Write out again, word for word, the lines below from the line that holds "What D3.js code" through the line that holds "const tri = d3.symbol().type(d3.symbolTriangle).size(22);", omitting pictures.

Collection entries:
■ ■ ■ ■

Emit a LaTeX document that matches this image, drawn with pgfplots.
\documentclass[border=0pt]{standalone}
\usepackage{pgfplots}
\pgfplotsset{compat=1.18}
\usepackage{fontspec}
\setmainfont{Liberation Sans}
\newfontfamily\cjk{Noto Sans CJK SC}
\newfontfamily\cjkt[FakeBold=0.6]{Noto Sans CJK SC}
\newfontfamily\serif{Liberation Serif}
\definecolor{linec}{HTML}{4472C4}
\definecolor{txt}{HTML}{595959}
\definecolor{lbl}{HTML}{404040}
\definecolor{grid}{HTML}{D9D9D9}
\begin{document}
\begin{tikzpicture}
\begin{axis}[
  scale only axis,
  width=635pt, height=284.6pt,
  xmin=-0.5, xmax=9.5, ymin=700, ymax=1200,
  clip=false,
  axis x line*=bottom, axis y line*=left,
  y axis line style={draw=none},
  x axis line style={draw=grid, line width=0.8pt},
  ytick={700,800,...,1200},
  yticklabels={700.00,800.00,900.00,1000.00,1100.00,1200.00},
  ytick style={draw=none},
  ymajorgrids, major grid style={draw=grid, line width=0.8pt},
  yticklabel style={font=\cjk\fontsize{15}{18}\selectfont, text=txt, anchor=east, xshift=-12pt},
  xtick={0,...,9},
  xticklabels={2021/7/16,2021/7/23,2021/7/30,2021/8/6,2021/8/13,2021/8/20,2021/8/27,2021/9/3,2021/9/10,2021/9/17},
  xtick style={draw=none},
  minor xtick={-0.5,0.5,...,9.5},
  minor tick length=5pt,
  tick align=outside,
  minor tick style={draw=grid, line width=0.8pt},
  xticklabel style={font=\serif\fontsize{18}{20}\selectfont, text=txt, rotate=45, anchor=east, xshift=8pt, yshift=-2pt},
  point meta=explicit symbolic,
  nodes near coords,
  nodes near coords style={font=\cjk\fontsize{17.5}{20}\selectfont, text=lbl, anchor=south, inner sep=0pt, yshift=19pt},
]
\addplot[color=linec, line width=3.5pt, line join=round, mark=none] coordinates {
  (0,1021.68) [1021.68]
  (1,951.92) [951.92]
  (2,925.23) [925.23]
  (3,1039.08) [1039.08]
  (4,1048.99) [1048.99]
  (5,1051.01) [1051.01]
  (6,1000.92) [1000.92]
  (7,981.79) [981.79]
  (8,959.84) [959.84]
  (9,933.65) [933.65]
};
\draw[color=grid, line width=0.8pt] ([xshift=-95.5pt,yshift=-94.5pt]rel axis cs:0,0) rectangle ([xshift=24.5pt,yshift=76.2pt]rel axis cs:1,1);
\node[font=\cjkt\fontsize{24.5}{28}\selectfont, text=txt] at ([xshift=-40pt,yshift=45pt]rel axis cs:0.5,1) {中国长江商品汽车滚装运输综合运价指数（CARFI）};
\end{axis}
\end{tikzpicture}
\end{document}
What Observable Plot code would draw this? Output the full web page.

■ ■ ■ ■

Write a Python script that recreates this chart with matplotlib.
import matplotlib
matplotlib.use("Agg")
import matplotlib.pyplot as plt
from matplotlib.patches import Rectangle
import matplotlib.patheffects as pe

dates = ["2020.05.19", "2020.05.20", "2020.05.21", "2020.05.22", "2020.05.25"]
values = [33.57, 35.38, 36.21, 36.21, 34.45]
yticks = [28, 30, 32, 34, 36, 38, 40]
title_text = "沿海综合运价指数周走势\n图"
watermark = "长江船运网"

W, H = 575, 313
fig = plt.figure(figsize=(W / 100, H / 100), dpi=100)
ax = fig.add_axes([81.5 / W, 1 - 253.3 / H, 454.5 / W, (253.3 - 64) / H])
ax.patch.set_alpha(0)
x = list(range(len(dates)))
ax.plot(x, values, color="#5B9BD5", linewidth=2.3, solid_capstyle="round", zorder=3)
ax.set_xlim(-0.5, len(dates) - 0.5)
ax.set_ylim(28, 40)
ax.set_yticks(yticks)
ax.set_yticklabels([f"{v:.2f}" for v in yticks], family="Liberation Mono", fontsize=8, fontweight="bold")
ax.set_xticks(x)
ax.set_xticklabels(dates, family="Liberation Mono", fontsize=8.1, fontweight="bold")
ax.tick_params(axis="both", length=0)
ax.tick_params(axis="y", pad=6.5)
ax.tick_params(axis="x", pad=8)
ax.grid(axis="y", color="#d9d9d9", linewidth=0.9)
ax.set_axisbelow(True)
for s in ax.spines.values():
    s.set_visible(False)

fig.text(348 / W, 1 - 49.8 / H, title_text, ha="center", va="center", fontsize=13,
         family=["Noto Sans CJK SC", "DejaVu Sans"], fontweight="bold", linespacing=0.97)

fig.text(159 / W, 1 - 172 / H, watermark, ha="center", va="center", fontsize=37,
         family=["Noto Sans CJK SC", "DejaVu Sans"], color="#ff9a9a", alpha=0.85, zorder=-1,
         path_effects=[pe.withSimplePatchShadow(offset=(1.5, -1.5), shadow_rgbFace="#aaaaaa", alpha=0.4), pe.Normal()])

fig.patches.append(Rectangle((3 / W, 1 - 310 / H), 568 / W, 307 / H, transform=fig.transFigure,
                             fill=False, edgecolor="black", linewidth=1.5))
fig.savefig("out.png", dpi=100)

■ ■ ■ ■

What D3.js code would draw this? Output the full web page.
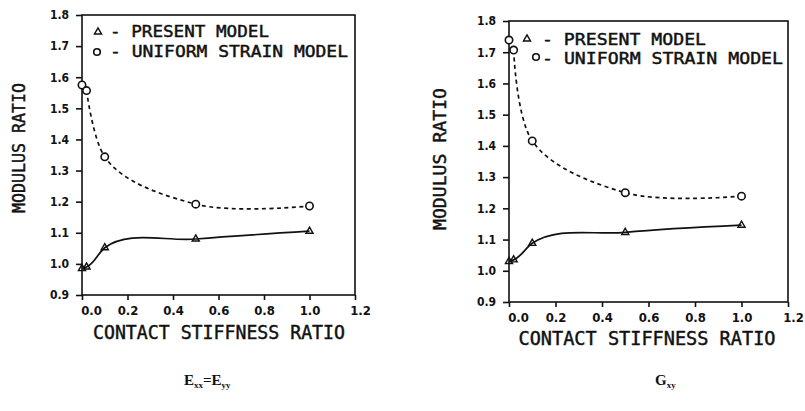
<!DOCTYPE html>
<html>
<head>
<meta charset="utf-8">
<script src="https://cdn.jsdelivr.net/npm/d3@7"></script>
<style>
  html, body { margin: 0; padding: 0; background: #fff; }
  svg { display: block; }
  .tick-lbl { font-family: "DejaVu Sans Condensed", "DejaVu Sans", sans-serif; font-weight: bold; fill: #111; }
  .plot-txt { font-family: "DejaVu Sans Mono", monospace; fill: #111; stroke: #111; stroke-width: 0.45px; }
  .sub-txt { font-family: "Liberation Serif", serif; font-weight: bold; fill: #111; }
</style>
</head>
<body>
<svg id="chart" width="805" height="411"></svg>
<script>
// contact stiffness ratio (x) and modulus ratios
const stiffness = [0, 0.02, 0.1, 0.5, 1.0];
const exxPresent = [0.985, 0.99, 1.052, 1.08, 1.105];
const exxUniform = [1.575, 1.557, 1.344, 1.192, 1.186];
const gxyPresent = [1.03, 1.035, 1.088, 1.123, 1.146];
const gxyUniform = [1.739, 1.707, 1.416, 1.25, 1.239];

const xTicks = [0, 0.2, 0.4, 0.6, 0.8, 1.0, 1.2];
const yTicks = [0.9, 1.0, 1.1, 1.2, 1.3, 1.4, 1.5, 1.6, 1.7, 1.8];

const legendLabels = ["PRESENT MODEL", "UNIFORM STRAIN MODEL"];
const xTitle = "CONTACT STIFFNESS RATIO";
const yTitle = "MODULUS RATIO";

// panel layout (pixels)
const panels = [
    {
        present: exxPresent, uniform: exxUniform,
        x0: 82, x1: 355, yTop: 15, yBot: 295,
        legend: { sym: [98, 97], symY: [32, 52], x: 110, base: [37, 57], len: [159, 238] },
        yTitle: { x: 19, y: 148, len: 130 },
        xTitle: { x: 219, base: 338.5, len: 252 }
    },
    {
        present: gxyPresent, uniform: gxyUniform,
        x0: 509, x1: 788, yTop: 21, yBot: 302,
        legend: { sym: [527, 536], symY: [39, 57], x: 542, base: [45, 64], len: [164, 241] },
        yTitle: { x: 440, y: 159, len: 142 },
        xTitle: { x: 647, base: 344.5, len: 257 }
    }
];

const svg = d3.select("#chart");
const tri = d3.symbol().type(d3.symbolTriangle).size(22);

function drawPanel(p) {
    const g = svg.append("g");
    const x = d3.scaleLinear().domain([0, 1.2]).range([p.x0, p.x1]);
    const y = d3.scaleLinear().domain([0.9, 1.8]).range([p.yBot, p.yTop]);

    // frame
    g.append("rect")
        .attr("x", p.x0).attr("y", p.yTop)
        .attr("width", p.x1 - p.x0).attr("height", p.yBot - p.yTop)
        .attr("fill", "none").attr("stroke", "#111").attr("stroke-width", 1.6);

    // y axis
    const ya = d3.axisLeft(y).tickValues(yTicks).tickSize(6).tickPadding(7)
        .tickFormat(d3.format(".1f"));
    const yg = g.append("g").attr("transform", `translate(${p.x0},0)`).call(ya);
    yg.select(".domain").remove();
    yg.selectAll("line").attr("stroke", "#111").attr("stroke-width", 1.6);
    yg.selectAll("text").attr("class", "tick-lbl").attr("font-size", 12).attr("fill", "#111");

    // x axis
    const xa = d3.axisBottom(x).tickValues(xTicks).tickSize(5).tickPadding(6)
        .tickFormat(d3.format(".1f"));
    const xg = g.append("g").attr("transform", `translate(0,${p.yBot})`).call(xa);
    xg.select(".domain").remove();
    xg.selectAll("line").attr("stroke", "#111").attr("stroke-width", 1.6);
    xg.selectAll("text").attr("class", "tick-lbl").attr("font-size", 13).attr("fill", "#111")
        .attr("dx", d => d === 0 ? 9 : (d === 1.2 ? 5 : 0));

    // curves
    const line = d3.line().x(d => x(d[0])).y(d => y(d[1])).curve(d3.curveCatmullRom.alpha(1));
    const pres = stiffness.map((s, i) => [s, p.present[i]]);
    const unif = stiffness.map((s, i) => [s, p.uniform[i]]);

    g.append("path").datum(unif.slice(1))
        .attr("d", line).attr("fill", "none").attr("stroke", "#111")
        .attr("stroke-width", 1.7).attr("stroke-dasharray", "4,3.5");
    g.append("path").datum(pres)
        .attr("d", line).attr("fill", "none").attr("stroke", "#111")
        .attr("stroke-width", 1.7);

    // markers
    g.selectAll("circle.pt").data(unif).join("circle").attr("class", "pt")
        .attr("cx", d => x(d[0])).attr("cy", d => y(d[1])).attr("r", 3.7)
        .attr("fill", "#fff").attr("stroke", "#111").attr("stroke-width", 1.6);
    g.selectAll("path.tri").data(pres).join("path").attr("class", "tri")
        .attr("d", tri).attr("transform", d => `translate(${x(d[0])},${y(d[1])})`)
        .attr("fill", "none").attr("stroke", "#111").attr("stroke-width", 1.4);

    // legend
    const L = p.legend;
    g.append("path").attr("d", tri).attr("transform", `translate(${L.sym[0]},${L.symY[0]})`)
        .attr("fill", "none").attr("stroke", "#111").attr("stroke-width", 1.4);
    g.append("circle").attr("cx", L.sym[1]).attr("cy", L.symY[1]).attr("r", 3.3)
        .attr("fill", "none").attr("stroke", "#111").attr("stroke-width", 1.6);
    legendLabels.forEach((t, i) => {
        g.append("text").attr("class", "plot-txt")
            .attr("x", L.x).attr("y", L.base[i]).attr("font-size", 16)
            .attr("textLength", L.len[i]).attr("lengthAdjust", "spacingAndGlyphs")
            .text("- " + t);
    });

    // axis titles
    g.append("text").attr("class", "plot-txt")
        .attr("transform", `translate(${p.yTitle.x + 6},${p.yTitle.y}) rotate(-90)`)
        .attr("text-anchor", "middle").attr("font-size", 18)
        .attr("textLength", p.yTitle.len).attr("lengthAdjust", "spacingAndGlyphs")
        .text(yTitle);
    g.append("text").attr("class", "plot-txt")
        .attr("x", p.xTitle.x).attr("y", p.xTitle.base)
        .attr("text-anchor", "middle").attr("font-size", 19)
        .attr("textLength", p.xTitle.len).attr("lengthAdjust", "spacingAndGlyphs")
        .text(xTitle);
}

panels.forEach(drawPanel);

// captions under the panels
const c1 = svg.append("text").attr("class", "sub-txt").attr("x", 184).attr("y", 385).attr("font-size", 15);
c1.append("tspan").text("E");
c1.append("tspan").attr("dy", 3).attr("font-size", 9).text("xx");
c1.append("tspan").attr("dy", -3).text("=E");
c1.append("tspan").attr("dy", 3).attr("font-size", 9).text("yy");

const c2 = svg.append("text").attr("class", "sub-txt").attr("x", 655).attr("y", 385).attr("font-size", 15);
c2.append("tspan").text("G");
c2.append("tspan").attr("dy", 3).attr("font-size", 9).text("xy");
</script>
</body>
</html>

■ ■ ■ ■

### Response for this exercise
What D3.js code would draw this? Output the full web page.
<!DOCTYPE html>
<html>
<head>
<meta charset="utf-8">
<script src="https://cdn.jsdelivr.net/npm/d3@7"></script>
<style>
  html, body { margin: 0; padding: 0; background: #fff; }
  svg { display: block; }
  .tick-lbl { font-family: "DejaVu Sans Condensed", "DejaVu Sans", sans-serif; font-weight: bold; fill: #111; }
  .plot-txt { font-family: "DejaVu Sans Mono", monospace; fill: #111; stroke: #111; stroke-width: 0.45px; }
  .sub-txt { font-family: "Liberation Serif", serif; font-weight: bold; fill: #111; }
</style>
</head>
<body>
<svg id="chart" width="805" height="411"></svg>
<script>
// contact stiffness ratio (x) and modulus ratios
const stiffness = [0, 0.02, 0.1, 0.5, 1.0];
const exxPresent = [0.985, 0.99, 1.052, 1.08, 1.105];
const exxUniform = [1.575, 1.557, 1.344, 1.192, 1.186];
const gxyPresent = [1.03, 1.035, 1.088, 1.123, 1.146];
const gxyUniform = [1.739, 1.707, 1.416, 1.25, 1.239];

const xTicks = [0, 0.2, 0.4, 0.6, 0.8, 1.0, 1.2];
const yTicks = [0.9, 1.0, 1.1, 1.2, 1.3, 1.4, 1.5, 1.6, 1.7, 1.8];

const legendLabels = ["PRESENT MODEL", "UNIFORM STRAIN MODEL"];
const xTitle = "CONTACT STIFFNESS RATIO";
const yTitle = "MODULUS RATIO";

// panel layout (pixels)
const panels = [
    {
        present: exxPresent, uniform: exxUniform,
        x0: 82, x1: 355, yTop: 15, yBot: 295,
        legend: { sym: [98, 97], symY: [32, 52], x: 110, base: [37, 57], len: [159, 238] },
        yTitle: { x: 19, y: 148, len: 130 },
        xTitle: { x: 219, base: 338.5, len: 252 }
    },
    {
        present: gxyPresent, uniform: gxyUniform,
        x0: 509, x1: 788, yTop: 21, yBot: 302,
        legend: { sym: [527, 536], symY: [39, 57], x: 542, base: [45, 64], len: [164, 241] },
        yTitle: { x: 440, y: 159, len: 142 },
        xTitle: { x: 647, base: 344.5, len: 257 }
    }
];

const svg = d3.select("#chart");
const tri = d3.symbol().type(d3.symbolTriangle).size(22);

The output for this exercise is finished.